▶ [Written request]
Scan the data below for the string "this". Copy every line where it appears.

━━━━━ Information supplied ━━━━━

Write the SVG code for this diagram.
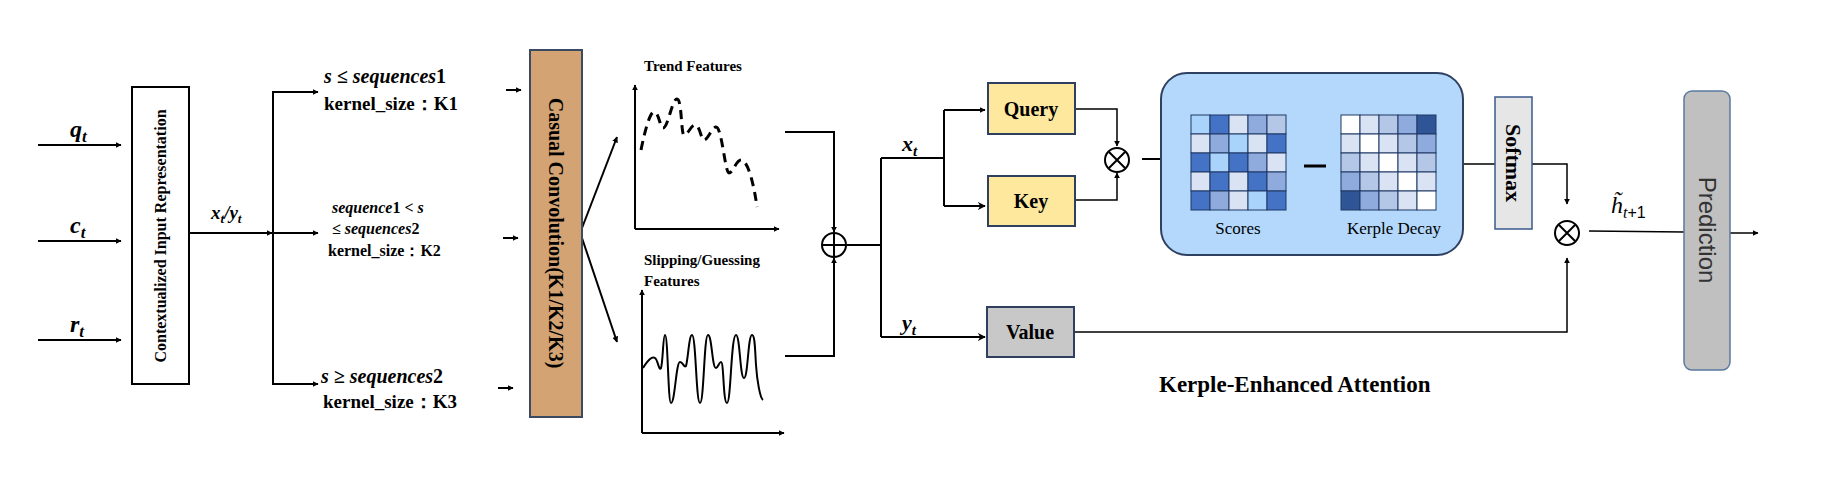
<svg xmlns="http://www.w3.org/2000/svg" width="1826" height="482" viewBox="0 0 1826 482">
<style>
.ln{stroke:#000;stroke-width:2;fill:none}
.th{stroke:#000;stroke-width:1.5;fill:none}
.ar{marker-end:url(#ah)}
.t{font-family:"Liberation Serif",serif;fill:#000}
.b{font-weight:bold}
.m{font-family:"Liberation Serif",serif;font-style:italic;font-weight:bold}
.box{stroke:#2f3f5f;stroke-width:2}
.c1{fill:#4472c4}.c2{fill:#8faadc}.c3{fill:#b4c7e7}.c4{fill:#dae3f3}.c5{fill:#a9d3fb}.c6{fill:#fff}.c7{fill:#2f5597}
.g rect{stroke:#1f3864;stroke-width:1}
</style>
<defs>
<marker id="ah" viewBox="0 0 10 10" refX="9" refY="5" markerWidth="6" markerHeight="6" orient="auto" markerUnits="userSpaceOnUse"><path d="M0,0 L10,5 L0,10 z" fill="#000"/></marker>
<marker id="ah2" viewBox="0 0 10 10" refX="9" refY="5" markerWidth="8" markerHeight="8" orient="auto" markerUnits="userSpaceOnUse"><path d="M0,0 L10,5 L0,10 L3,5 z" fill="#000"/></marker>
</defs>
<rect width="1826" height="482" fill="#fff"/>

<g id="connectors">
<path class="ln ar" d="M38,145 H121"/>
<path class="ln ar" d="M38,241 H121"/>
<path class="ln ar" d="M38,340 H121"/>
<path class="ln ar" d="M189,233 H272"/>
<path class="ln" d="M273,233 V92"/>
<path class="ln" d="M273,233 V384"/>
<path class="ln ar" d="M272,92 H318"/>
<path class="ln ar" d="M273,233 H318"/>
<path class="ln ar" d="M272,384 H318"/>
<path class="ln ar" d="M506,90 H521"/>
<path class="ln ar" d="M503,238 H518"/>
<path class="ln ar" d="M498,388 H513"/>
<path class="ln ar" d="M582,228 L617,137"/>
<path class="ln ar" d="M582,238 L617,342"/>
<path class="ln ar" d="M785,132 H834 V232"/>
<path class="ln ar" d="M785,356 H834 V258"/>
<path class="ln" d="M847,245 H881"/>
<path class="ln" d="M881,158 V337"/>
<path class="ln" d="M881,158 H944 V206"/>
<path class="ln" d="M944,158 V110"/>
<path class="ln ar" d="M944,110 H985" marker-end="url(#ah2)"/>
<path class="ln" d="M944,206 H985" marker-end="url(#ah2)"/>
<path class="ln" d="M881,337 H985" marker-end="url(#ah2)"/>
<path class="th ar" d="M1075,109 H1117 V146"/>
<path class="th ar" d="M1075,200 H1117 V173"/>
<path class="ln ar" d="M1142,159 H1181"/>
<path class="th" d="M1463,164 H1495"/>
<path class="th ar" d="M1532,164 H1567 V204"/>
<path class="th ar" d="M1074,332 H1567 V258"/>
<path class="th" d="M1589,231 L1684,232"/>
<path class="th ar" d="M1730,233 H1758"/>
</g>

<g id="inputs">
<text class="m" x="70" y="137" font-size="24">q<tspan font-size="17" dy="5">t</tspan></text>
<text class="m" x="70" y="233" font-size="24">c<tspan font-size="17" dy="5">t</tspan></text>
<text class="m" x="70" y="332" font-size="24">r<tspan font-size="17" dy="5">t</tspan></text>
<text class="m" x="211" y="219" font-size="19" font-weight="normal">x<tspan font-size="13" dy="4">t</tspan><tspan dy="-4">/y</tspan><tspan font-size="13" dy="4">t</tspan></text>
</g>

<g id="context">
<rect x="132" y="87" width="57" height="297" fill="#fff" stroke="#000" stroke-width="2"/>
<text class="t b" font-size="16" text-anchor="middle" transform="translate(166,236) rotate(-90)">Contextualized Input Representation</text>
</g>

<g id="branch-labels">
<text x="324" y="83" font-size="20"><tspan class="m">s ≤ sequences</tspan><tspan class="t b">1</tspan></text>
<text class="t b" x="324" y="110" font-size="19">kernel_size：K1</text>
<text x="332" y="213" font-size="16"><tspan class="m">sequence</tspan><tspan class="t b">1</tspan><tspan class="m"> &lt; s</tspan></text>
<text x="332" y="234" font-size="16"><tspan class="m">≤ sequences</tspan><tspan class="t b">2</tspan></text>
<text class="t b" x="328" y="256" font-size="16">kernel_size：K2</text>
<text x="321" y="383" font-size="20"><tspan class="m">s ≥ sequences</tspan><tspan class="t b">2</tspan></text>
<text class="t b" x="323" y="408" font-size="19">kernel_size：K3</text>
</g>

<g id="conv">
<rect x="530" y="50" width="52" height="367" fill="#d4a373" stroke="#3b4a63" stroke-width="2"/>
<text class="t b" font-size="20" text-anchor="middle" transform="translate(549,233) rotate(90)">Casual Convolution(K1/K2/K3)</text>
</g>

<g id="trend">
<text class="t b" x="644" y="71" font-size="15">Trend Features</text>
<path class="ln ar" d="M635,229 V85"/>
<path class="ln ar" d="M635,229 H779"/>
<path d="M641,150 C645,130 650,112 654,112 C659,112 660,128 663,128 C668,128 672,99 677,99 C682,99 681,135 684,135 C688,135 691,125 695,125 C700,125 701,140 704,140 C708,140 712,127 716,127 C722,127 725,173 729,173 C733,173 736,160 741,160 C748,160 754,185 757,207" fill="none" stroke="#000" stroke-width="3" stroke-dasharray="9,6"/>
</g>

<g id="slipping">
<text class="t b" x="644" y="265" font-size="15">Slipping/Guessing</text>
<text class="t b" x="644" y="286" font-size="15">Features</text>
<path class="ln ar" d="M642,433 V290"/>
<path class="ln ar" d="M642,433 H784"/>
<path d="M643,368 C648,360 652,356 655,358 C658,360 659,372 661,368 C663,362 663,335 665,335 C668,335 668,403 671,403 C675,403 676,362 680,362 C683,362 684,368 686,366 C688,360 689,335 692,335 C696,335 696,403 700,403 C704,403 704,335 708,335 C712,335 712,368 716,368 C718,368 719,362 721,362 C724,362 723,403 727,403 C731,403 731,335 736,335 C740,335 740,378 744,378 C748,378 748,335 752,335 C755,335 755,350 756,365 C757,380 760,398 763,400" fill="none" stroke="#000" stroke-width="2"/>
</g>

<g id="oplus">
<circle cx="834" cy="245" r="12" fill="#fff" stroke="#000" stroke-width="2"/>
<path class="ln" d="M822,245 H846 M834,233 V257"/>
</g>

<g id="xy-labels">
<text class="m" x="902" y="151" font-size="22" font-weight="normal">x<tspan font-size="15" dy="5">t</tspan></text>
<text class="m" x="902" y="330" font-size="22" font-weight="normal">y<tspan font-size="15" dy="5">t</tspan></text>
</g>

<g id="query"><rect class="box" x="988" y="83" width="87" height="51" fill="#fde89e"/><text class="t b" x="1031" y="116" font-size="20" text-anchor="middle">Query</text></g>
<g id="key"><rect class="box" x="988" y="176" width="87" height="50" fill="#fde89e"/><text class="t b" x="1031" y="208" font-size="20" text-anchor="middle">Key</text></g>
<g id="value"><rect class="box" x="987" y="307" width="87" height="50" fill="#c8c8c8"/><text class="t b" x="1030" y="339" font-size="20" text-anchor="middle">Value</text></g>

<g id="otimes1">
<circle cx="1117" cy="160" r="12" fill="#fff" stroke="#000" stroke-width="2"/>
<path class="ln" d="M1109,152 L1125,168 M1125,152 L1109,168"/>
</g>

<g id="attention">
<rect x="1161" y="73" width="302" height="182" rx="26" fill="#b3d8fc" stroke="#2f4060" stroke-width="2"/>
<g class="g" transform="translate(1191,115)">
<rect class="c5" x="0" y="0" width="19" height="19"/><rect class="c1" x="19" y="0" width="19" height="19"/><rect class="c4" x="38" y="0" width="19" height="19"/><rect class="c2" x="57" y="0" width="19" height="19"/><rect class="c3" x="76" y="0" width="19" height="19"/>
<rect class="c4" x="0" y="19" width="19" height="19"/><rect class="c2" x="19" y="19" width="19" height="19"/><rect class="c5" x="38" y="19" width="19" height="19"/><rect class="c4" x="57" y="19" width="19" height="19"/><rect class="c1" x="76" y="19" width="19" height="19"/>
<rect class="c1" x="0" y="38" width="19" height="19"/><rect class="c5" x="19" y="38" width="19" height="19"/><rect class="c1" x="38" y="38" width="19" height="19"/><rect class="c2" x="57" y="38" width="19" height="19"/><rect class="c4" x="76" y="38" width="19" height="19"/>
<rect class="c4" x="0" y="57" width="19" height="19"/><rect class="c1" x="19" y="57" width="19" height="19"/><rect class="c4" x="38" y="57" width="19" height="19"/><rect class="c1" x="57" y="57" width="19" height="19"/><rect class="c2" x="76" y="57" width="19" height="19"/>
<rect class="c1" x="0" y="76" width="19" height="19"/><rect class="c2" x="19" y="76" width="19" height="19"/><rect class="c4" x="38" y="76" width="19" height="19"/><rect class="c5" x="57" y="76" width="19" height="19"/><rect class="c1" x="76" y="76" width="19" height="19"/>
</g>
<path d="M1304,166 H1326" stroke="#000" stroke-width="3"/>
<g class="g" transform="translate(1341,115)">
<rect class="c6" x="0" y="0" width="19" height="19"/><rect class="c4" x="19" y="0" width="19" height="19"/><rect class="c3" x="38" y="0" width="19" height="19"/><rect class="c2" x="57" y="0" width="19" height="19"/><rect class="c7" x="76" y="0" width="19" height="19"/>
<rect class="c4" x="0" y="19" width="19" height="19"/><rect class="c6" x="19" y="19" width="19" height="19"/><rect class="c4" x="38" y="19" width="19" height="19"/><rect class="c3" x="57" y="19" width="19" height="19"/><rect class="c2" x="76" y="19" width="19" height="19"/>
<rect class="c3" x="0" y="38" width="19" height="19"/><rect class="c4" x="19" y="38" width="19" height="19"/><rect class="c6" x="38" y="38" width="19" height="19"/><rect class="c4" x="57" y="38" width="19" height="19"/><rect class="c3" x="76" y="38" width="19" height="19"/>
<rect class="c2" x="0" y="57" width="19" height="19"/><rect class="c3" x="19" y="57" width="19" height="19"/><rect class="c4" x="38" y="57" width="19" height="19"/><rect class="c6" x="57" y="57" width="19" height="19"/><rect class="c4" x="76" y="57" width="19" height="19"/>
<rect class="c7" x="0" y="76" width="19" height="19"/><rect class="c2" x="19" y="76" width="19" height="19"/><rect class="c3" x="38" y="76" width="19" height="19"/><rect class="c4" x="57" y="76" width="19" height="19"/><rect class="c6" x="76" y="76" width="19" height="19"/>
</g>
<text class="t" x="1238" y="234" font-size="17" text-anchor="middle">Scores</text>
<text class="t" x="1394" y="234" font-size="17" text-anchor="middle">Kerple Decay</text>
</g>

<g id="softmax">
<rect x="1495" y="97" width="37" height="132" fill="#e6e6e6" stroke="#3a5a8a" stroke-width="1.5"/>
<text class="t b" font-size="22" text-anchor="middle" transform="translate(1506,163) rotate(90)">Softmax</text>
</g>

<g id="otimes2">
<circle cx="1567" cy="233" r="12" fill="#fff" stroke="#000" stroke-width="2"/>
<path class="ln" d="M1559,225 L1575,241 M1575,225 L1559,241"/>
</g>
<text x="1611" y="213" font-family="Liberation Serif, serif" font-style="italic" font-size="24">h̃<tspan font-size="16" dy="5">t</tspan><tspan font-family="Liberation Sans, sans-serif" font-style="normal" font-size="16">+1</tspan></text>

<g id="prediction">
<rect x="1684" y="91" width="46" height="279" rx="8" fill="#c0c0c0" stroke="#5a7aa0" stroke-width="1.5"/>
<text font-family="Liberation Sans, sans-serif" font-size="24" fill="#333" text-anchor="middle" transform="translate(1699,230) rotate(90)">Prediction</text>
</g>

<text class="t b" x="1159" y="392" font-size="23">Kerple-Enhanced Attention</text>
</svg>
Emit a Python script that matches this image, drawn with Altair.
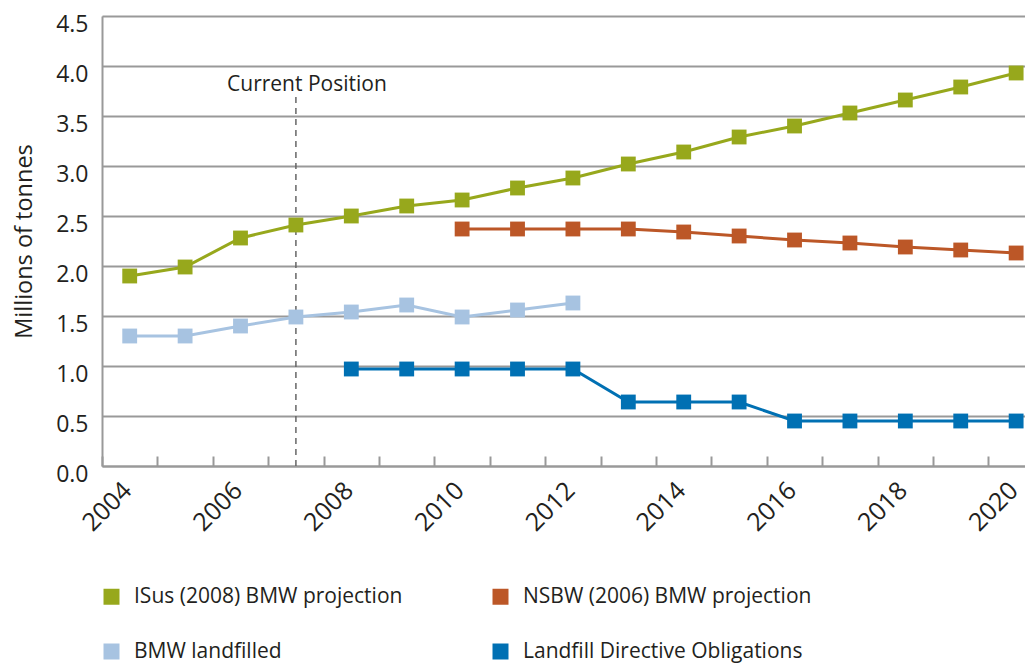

━━━━━

▶ [Output of the task]
Write the SVG code for this diagram.
Emit a Python script that matches this image, drawn with Altair.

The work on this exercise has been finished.